At first, it was the oil angle that was TDP's selling point. In case you hadn't noticed, we get a lot of ours from countries that don't like us very much. Then they give our money to people who use it to kill us. So TDP was being touted as a way to reduce our imports. In fact, get this: According to Appel, there are more than 12 billion tons of agricultural waste generated every year in the U.S. (And that's undoubtedly a low number; it's based on 1988 figures.) Were it all to be put through the TDP process it would turn into more than four billion barrels of light crude oil.
That ain't chicken feed. (Not once the system's done processing it, anyway.) According to the U.S. Department of Energy, we imported about 3.3 billion barrels of crude oil in 2002.
In other words, if we converted just our agricultural waste to light crude using TDP, we could stop our oil imports…and then some.
link to the rest....
www.usatoday.com...
...and from 2005 Fortune Magazine...
A Turkey In Your Tank
link to rest
www.fortune.com...
To use the tons of trash polluting our world, and in the process not adding to the pollution of the air, with the result of producing the energy needs of the world. How can you beat that?
Or have I misunderstood what TDP is about?
Originally posted by TJ11240
So why hasn't there been more press on this groundbreaking technology?
I'm sure people would love to hear about this.
Originally posted by TJ11240
From what I've gathered, I understand the waste product to be a mix of minerals. This mainly depends on what went into the machine. Products from metal scraps and plastics would differ greatly from biomass.

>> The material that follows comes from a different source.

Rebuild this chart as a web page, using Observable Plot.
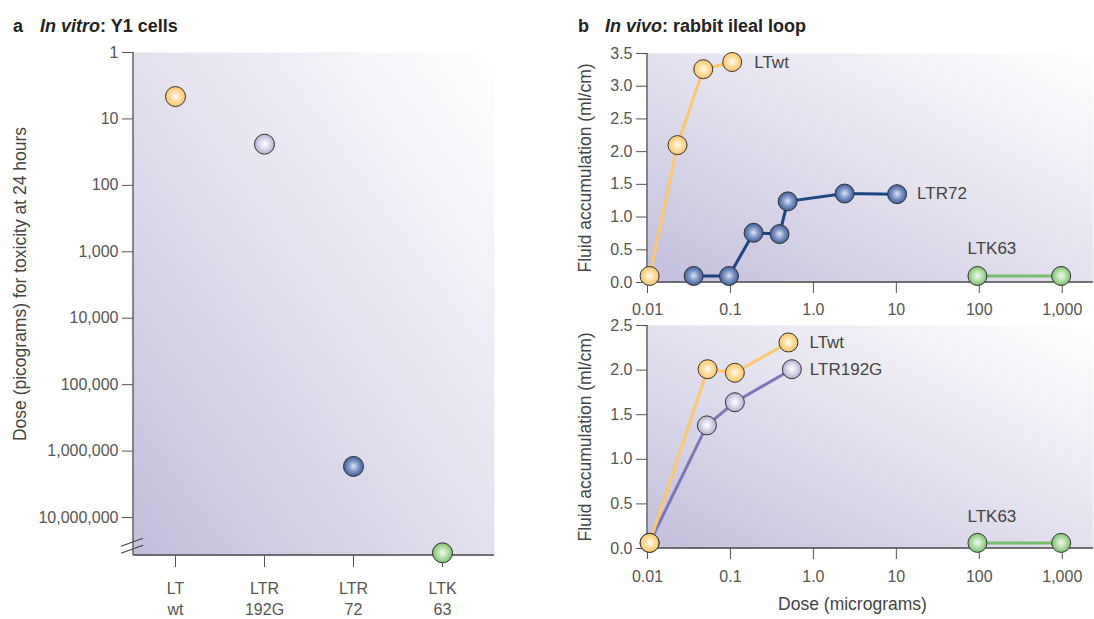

And I don't think those minerals would become pollutants. Many dangerous compounds produced from heavy machinery are relatively large molecules. Remember, TDP breaks down the large into the small. But we'll have to wait and see if my guess is true.
You may be saying "wait isnt the oil it produces just polluting the atmosphere?" That is true, but remember that it doesn't affect the current carbon dioxide levels. Nothing is taken from the ground during the process. So it wont contribute to global warming.